_What you should do_. Nothing but the lines from the top of the data to the line holding "42.4, 43.2, 43.8]" should be printed, word for word and both ends included; leave the pictures out.

_Information shown_.

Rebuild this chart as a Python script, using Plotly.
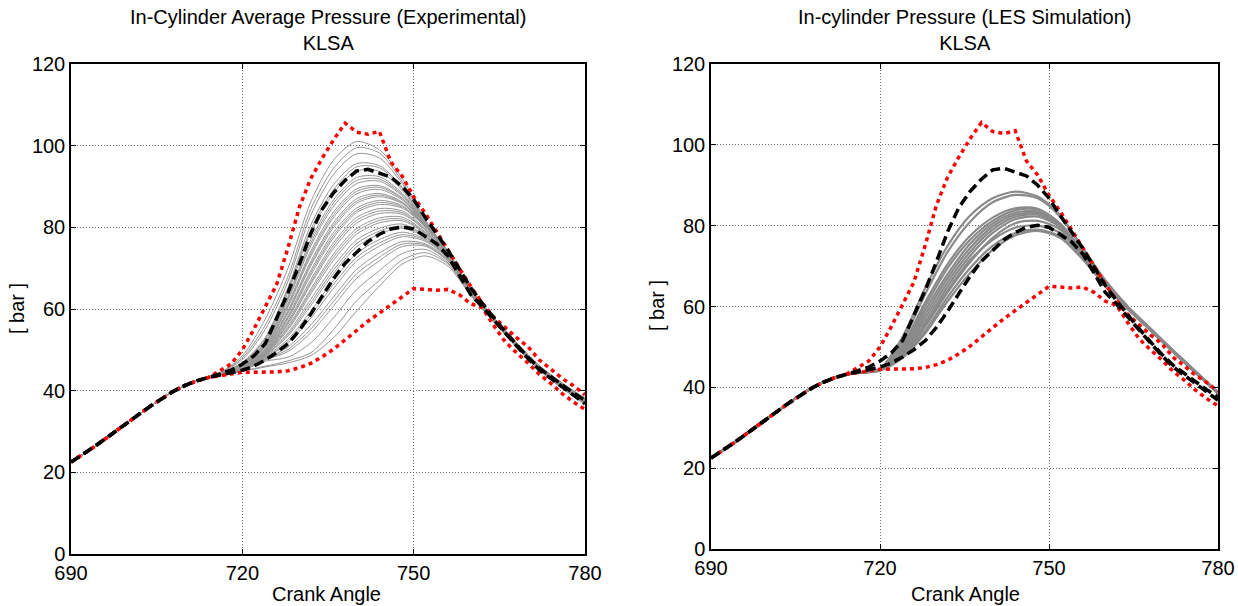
import plotly.graph_objects as go

# ---------------- data ----------------
# common compression stroke (crank angle 690..716, step 2)
comp_angle = [690, 692, 694, 696, 698, 700, 702, 704, 706, 708, 710, 712, 714, 716]
compression = [22.5, 24.3, 26.2, 28.2, 30.3, 32.3, 34.3, 36.3, 38.2, 39.9, 41.3, 42.4, 43.2, 43.8]

# envelope statistics (718..780, step 2)
env_tail_angle = [718, 720, 722, 724, 726, 728, 730, 732, 734, 736, 738, 740, 742, 744, 746, 748,
                  750, 752, 754, 756, 758, 760, 762, 764, 766, 768, 770, 772, 774, 776, 778, 780]
p_max_tail = [46.5, 50, 55, 60.5, 66, 75, 85, 92, 97, 101.5, 105.5, 103.3, 102.8, 103.5, 96, 92.5,
              87.5, 83.5, 79, 74.5, 70, 65.5, 61.5, 58, 55.5, 53, 50.8, 47.5, 45.3, 43, 41.2, 39]
p_min_tail = [44.2, 44.5, 44.5, 44.5, 44.6, 44.9, 45.6, 46.7, 48.3, 50.2, 52.5, 54.8, 57, 59, 61, 63,
              65, 64.8, 64.6, 64.8, 63.5, 61.3, 60.3, 56, 52, 49.3, 46.8, 44, 41.8, 39.3, 37.2, 35.4]
p_up_tail = [45, 46.5, 48.5, 51.5, 57.5, 64, 71, 78.5, 84.5, 88.5, 91.5, 93.8, 94.2, 93.3, 92.3, 90,
             86.8, 82.5, 78.3, 74.4, 69.8, 65.2, 61.4, 57.8, 54.5, 51.3, 48.2, 45.5, 43.4, 41.3, 39.4, 37.6]
p_lo_tail = [44.3, 45, 46, 47.5, 49.3, 51.5, 54.8, 58.8, 63.2, 67.5, 71.2, 74, 76.5, 78.3, 79.6, 80.1,
             79.6, 77.8, 76, 73, 68.2, 63.5, 60.6, 57.3, 54, 51, 47.9, 45.1, 43, 40.9, 38.8, 36.8]

# individual cycles (716..780, step 4)
cyc_angle = [716, 720, 724, 728, 732, 736, 740, 744, 748, 752, 756, 760, 764, 768, 772, 776, 780]

exp_cycles = [
    [44.3, 48.5, 57.5, 70.0, 86.3, 96.5, 101.0, 99.0, 92.0, 82.0, 73.2, 64.8, 57.8, 51.8, 46.2, 41.9, 38.2],
    [44.25, 48.0, 56.0, 68.0, 84.5, 94.5, 99.5, 98.2, 91.2, 81.8, 73.5, 64.8, 57.8, 51.7, 46.1, 41.8, 38.1],
    [44.2, 47.6, 55.0, 66.8, 83.0, 93.0, 98.0, 97.0, 90.7, 81.7, 73.8, 64.9, 57.9, 51.7, 46.0, 41.7, 38.0],
    [44.15, 46.9, 53.0, 65.3, 80.6, 90.5, 95.6, 95.1, 89.8, 81.5, 74.0, 64.7, 57.7, 51.5, 45.9, 41.6, 37.9],
    [44.1, 46.8, 52.6, 64.8, 79.5, 89.3, 94.8, 94.6, 89.5, 81.3, 74.0, 64.6, 57.6, 51.5, 45.8, 41.5, 37.8],
    [44.1, 46.7, 52.1, 64.1, 78.7, 88.5, 93.8, 93.7, 89.0, 81.2, 74.1, 64.6, 57.6, 51.5, 45.8, 41.5, 37.7],
    [44.1, 46.6, 51.7, 63.1, 77.0, 86.8, 92.2, 92.4, 88.3, 81.1, 74.0, 64.8, 57.7, 51.4, 45.8, 41.4, 37.6],
    [44.05, 46.5, 51.5, 62.6, 76.2, 86.0, 91.5, 91.8, 88.0, 81.0, 74.1, 64.7, 57.6, 51.3, 45.7, 41.3, 37.5],
    [44.05, 46.4, 51.3, 62.1, 75.5, 85.2, 90.7, 91.3, 87.7, 80.9, 74.2, 64.5, 57.5, 51.3, 45.6, 41.3, 37.5],
    [44.0, 46.3, 51.0, 61.3, 74.2, 83.8, 89.4, 90.2, 87.2, 80.8, 74.1, 64.6, 57.6, 51.3, 45.7, 41.3, 37.4],
    [44.0, 46.25, 50.8, 60.9, 73.6, 83.1, 88.8, 89.8, 87.0, 80.7, 74.0, 64.5, 57.5, 51.3, 45.6, 41.2, 37.4],
    [44.0, 46.2, 50.6, 60.5, 73.0, 82.5, 88.2, 89.3, 86.7, 80.6, 73.9, 64.4, 57.5, 51.2, 45.6, 41.2, 37.4],
    [43.95, 46.1, 50.3, 59.7, 71.7, 81.2, 87.0, 88.3, 86.2, 80.5, 74.0, 64.5, 57.5, 51.2, 45.6, 41.2, 37.3],
    [43.95, 46.05, 50.1, 59.3, 71.1, 80.6, 86.4, 87.9, 86.0, 80.4, 73.9, 64.4, 57.5, 51.2, 45.6, 41.2, 37.3],
    [43.9, 46.0, 50.0, 59.0, 70.6, 80.0, 85.9, 87.5, 85.8, 80.4, 73.8, 64.3, 57.4, 51.1, 45.5, 41.2, 37.3],
    [43.9, 45.9, 49.7, 58.3, 69.5, 78.8, 84.7, 86.6, 85.3, 80.3, 73.7, 64.4, 57.5, 51.2, 45.5, 41.1, 37.2],
    [43.9, 45.85, 49.6, 57.9, 68.9, 78.1, 84.1, 86.1, 85.0, 80.2, 73.6, 64.3, 57.4, 51.1, 45.5, 41.1, 37.2],
    [43.9, 45.8, 49.45, 57.6, 68.3, 77.5, 83.6, 85.6, 84.7, 80.1, 73.6, 64.3, 57.4, 51.1, 45.5, 41.1, 37.2],
    [43.9, 45.7, 49.3, 57.0, 67.2, 76.3, 82.4, 84.6, 84.0, 79.7, 73.5, 64.4, 57.5, 51.2, 45.5, 41.1, 37.2],
    [43.9, 45.7, 49.2, 56.6, 66.6, 75.6, 81.7, 84.0, 83.6, 79.5, 73.5, 64.3, 57.4, 51.1, 45.4, 41.1, 37.2],
    [43.85, 45.7, 49.1, 56.3, 66.1, 74.9, 81.0, 83.4, 83.2, 79.3, 73.4, 64.3, 57.4, 51.1, 45.4, 41.0, 37.1],
    [43.85, 45.6, 49.0, 55.7, 64.9, 73.5, 79.7, 82.3, 82.5, 78.9, 73.3, 64.3, 57.4, 51.1, 45.4, 41.0, 37.1],
    [43.85, 45.55, 48.9, 55.3, 64.3, 72.8, 79.0, 81.7, 82.0, 78.7, 73.2, 64.2, 57.4, 51.1, 45.4, 41.0, 37.1],
    [43.8, 45.5, 48.8, 54.9, 63.7, 72.0, 78.3, 81.1, 81.6, 78.5, 73.2, 64.2, 57.3, 51.0, 45.4, 41.0, 37.1],
    [43.8, 45.5, 48.7, 54.2, 62.4, 70.5, 76.9, 79.8, 80.8, 78.1, 73.0, 64.2, 57.3, 51.0, 45.3, 40.9, 37.0],
    [43.8, 45.45, 48.6, 53.8, 61.6, 69.6, 76.0, 79.1, 80.3, 77.8, 72.9, 64.1, 57.3, 51.0, 45.3, 40.9, 37.0],
    [43.8, 45.4, 48.5, 53.4, 60.9, 68.8, 75.2, 78.4, 79.8, 77.6, 72.8, 64.1, 57.3, 51.0, 45.3, 40.9, 37.0],
    [43.75, 45.3, 48.3, 52.6, 59.5, 67.1, 73.6, 77.0, 78.8, 77.2, 72.6, 64.1, 57.2, 50.9, 45.3, 40.9, 37.0],
    [43.75, 45.25, 48.1, 52.1, 58.6, 66.1, 72.6, 76.2, 78.2, 76.9, 72.4, 64.0, 57.2, 50.9, 45.2, 40.8, 36.9],
    [43.75, 45.2, 48.0, 51.6, 57.8, 65.1, 71.7, 75.4, 77.7, 76.6, 72.3, 64.0, 57.2, 50.9, 45.2, 40.8, 36.9],
    [43.7, 45.2, 47.8, 50.7, 56.1, 63.0, 69.7, 73.7, 76.5, 76.0, 72.0, 63.9, 57.1, 50.9, 45.2, 40.8, 36.9],
    [43.7, 45.1, 47.6, 50.1, 55.1, 61.9, 68.6, 72.7, 75.9, 75.7, 71.8, 63.8, 57.1, 50.8, 45.1, 40.7, 36.8],
    [43.7, 45.05, 47.5, 49.6, 54.2, 60.8, 67.5, 71.8, 75.3, 75.4, 71.7, 63.8, 57.1, 50.8, 45.1, 40.7, 36.8],
    [43.65, 44.9, 47.2, 48.2, 51.7, 57.9, 64.75, 69.4, 73.6, 74.6, 71.3, 63.6, 57.0, 50.8, 45.1, 40.7, 36.8],
    [43.6, 44.8, 46.0, 47.3, 49.3, 55.0, 62.0, 67.0, 72.0, 73.8, 71.0, 63.4, 56.9, 50.7, 45.0, 40.6, 36.7],
    [43.6, 44.7, 45.8, 46.8, 48.6, 53.0, 59.5, 65.6, 71.0, 73.0, 70.5, 63.3, 56.8, 50.7, 45.0, 40.6, 36.7],
]

les_cycles = [
    [43.6, 44.6, 52.5, 64.5, 75.0, 82.5, 86.8, 88.4, 87.2, 82.5, 74.5, 66.5, 60.0, 54.6, 49.2, 44.0, 38.8],
    [43.6, 44.5, 51.5, 63.0, 73.5, 81.0, 85.8, 87.6, 86.8, 82.2, 74.3, 66.3, 59.9, 54.5, 49.1, 43.9, 38.8],
    [43.6, 44.4, 50.5, 61.0, 70.5, 77.5, 82.0, 84.3, 84.2, 80.5, 73.5, 66.0, 59.8, 54.4, 49.1, 43.9, 38.7],
    [43.6, 44.4, 50.0, 60.0, 69.5, 76.5, 81.2, 83.8, 84.0, 80.3, 73.4, 65.9, 59.8, 54.4, 49.0, 43.8, 38.7],
    [43.6, 44.4, 49.5, 59.0, 68.0, 75.5, 80.5, 83.2, 83.5, 80.2, 73.2, 65.8, 59.7, 54.3, 49.0, 43.8, 38.7],
    [43.6, 44.3, 49.0, 58.0, 67.0, 74.5, 79.8, 82.7, 83.1, 80.0, 73.1, 65.7, 59.7, 54.3, 49.0, 43.8, 38.6],
    [43.6, 44.3, 48.6, 57.0, 66.0, 73.5, 79.0, 82.2, 82.7, 79.8, 73.0, 65.7, 59.6, 54.3, 48.9, 43.7, 38.6],
    [43.6, 44.3, 48.2, 56.0, 65.0, 72.5, 78.2, 81.6, 82.2, 79.6, 72.9, 65.6, 59.6, 54.2, 48.9, 43.7, 38.6],
    [43.6, 44.2, 47.8, 55.0, 63.5, 71.0, 77.0, 80.6, 81.2, 79.0, 72.6, 65.5, 59.5, 54.2, 48.9, 43.7, 38.5],
    [43.6, 44.2, 47.5, 54.0, 62.3, 69.5, 75.0, 78.2, 79.0, 77.3, 71.8, 65.2, 59.4, 54.1, 48.8, 43.6, 38.5],
    [43.6, 44.2, 47.3, 53.3, 61.3, 68.3, 74.0, 77.6, 78.7, 77.0, 71.6, 65.1, 59.3, 54.1, 48.8, 43.6, 38.5],
    [43.6, 44.3, 48.0, 55.5, 64.0, 71.5, 76.5, 79.5, 80.0, 78.2, 72.2, 65.3, 59.4, 54.2, 48.8, 43.7, 38.5],
]

x_ticks = [690, 720, 750, 780]
y_ticks = [0, 20, 40, 60, 80, 100, 120]
titles = ["In-Cylinder Average Pressure (Experimental)<br>KLSA",
          "In-cylinder Pressure (LES Simulation)<br>KLSA"]
x_label = "Crank Angle"
y_label = "[ bar ]"

# ---------------- figure ----------------
FONT = "Liberation Sans, Arial, sans-serif"
W, H = 1238, 606

env_angle = comp_angle[:-1] + env_tail_angle
p_max = compression[:-1] + p_max_tail
p_min = compression[:-1] + p_min_tail
p_up = compression[:-1] + p_up_tail
p_lo = compression[:-1] + p_lo_tail
cyc_x = comp_angle[:-1] + cyc_angle

fig = go.Figure()


def add_panel(cycles, xa, ya, gray_color, gray_width):
    for cyc in cycles:
        fig.add_trace(go.Scatter(
            x=cyc_x, y=compression[:-1] + cyc, mode="lines",
            line=dict(color=gray_color, width=gray_width, shape="spline", smoothing=0.8),
            xaxis=xa, yaxis=ya, showlegend=False, hoverinfo="skip"))
    for ys in (p_max, p_min):
        fig.add_trace(go.Scatter(
            x=env_angle, y=ys, mode="lines",
            line=dict(color="#ff0000", width=3.5, dash="4px,4px"),
            xaxis=xa, yaxis=ya, showlegend=False, hoverinfo="skip"))
    for ys in (p_up, p_lo):
        fig.add_trace(go.Scatter(
            x=env_angle, y=ys, mode="lines",
            line=dict(color="#000000", width=3.5, dash="10px,5px"),
            xaxis=xa, yaxis=ya, showlegend=False, hoverinfo="skip"))


add_panel(exp_cycles, "x", "y", "#969696", 1)
add_panel(les_cycles, "x2", "y2", "#8a8a8a", 2.2)

axis_common = dict(
    showgrid=True, gridcolor="#6e6e6e", griddash="1px,2px", gridwidth=1,
    showline=True, linecolor="black", linewidth=1.5, mirror="ticks",
    ticks="inside", ticklen=5, tickcolor="black", tickwidth=1,
    zeroline=False, automargin=False,
    tickfont=dict(family=FONT, size=20, color="black"),
)

lx0, lx1 = 71 / W, 585 / W
rx0, rx1 = 711 / W, 1218 / W
ytop = 1 - 64 / H
lyb = 1 - 554 / H
ryb = 1 - 549 / H

fig.update_layout(
    width=W, height=H,
    margin=dict(l=0, r=0, t=0, b=0),
    paper_bgcolor="white", plot_bgcolor="white",
    showlegend=False,
    xaxis=dict(domain=[lx0, lx1], range=[690, 780], tickvals=x_ticks, anchor="y", **axis_common),
    yaxis=dict(domain=[lyb, ytop], range=[0, 120], tickvals=y_ticks, anchor="x", **axis_common),
    xaxis2=dict(domain=[rx0, rx1], range=[690, 780], tickvals=x_ticks, anchor="y2", **axis_common),
    yaxis2=dict(domain=[ryb, ytop], range=[0, 120], tickvals=y_ticks, anchor="x2", **axis_common),
)

ann_font = dict(family=FONT, size=20, color="black")
annotations = [
    dict(text=titles[0], x=328 / W, y=1 - 30 / H),
    dict(text=titles[1], x=964.5 / W, y=1 - 30 / H),
    dict(text=x_label, x=326 / W, y=1 - 594 / H),
    dict(text=x_label, x=965 / W, y=1 - 594 / H),
    dict(text=y_label, x=17 / W, y=1 - 309 / H, textangle=-90),
    dict(text=y_label, x=657 / W, y=1 - 306 / H, textangle=-90),
]
for a in annotations:
    a.update(xref="paper", yref="paper", showarrow=False, xanchor="center", yanchor="middle", font=ann_font)
fig.update_layout(annotations=annotations)

fig.write_html(
    "out.html",
    config={"displayModeBar": False},
    post_script="document.body.style.margin='0';document.body.style.overflow='hidden';",
)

_Written answer_.
Rebuild this chart as a Python script, using Plotly.
import plotly.graph_objects as go

# ---------------- data ----------------
# common compression stroke (crank angle 690..716, step 2)
comp_angle = [690, 692, 694, 696, 698, 700, 702, 704, 706, 708, 710, 712, 714, 716]
compression = [22.5, 24.3, 26.2, 28.2, 30.3, 32.3, 34.3, 36.3, 38.2, 39.9, 41.3, 42.4, 43.2, 43.8]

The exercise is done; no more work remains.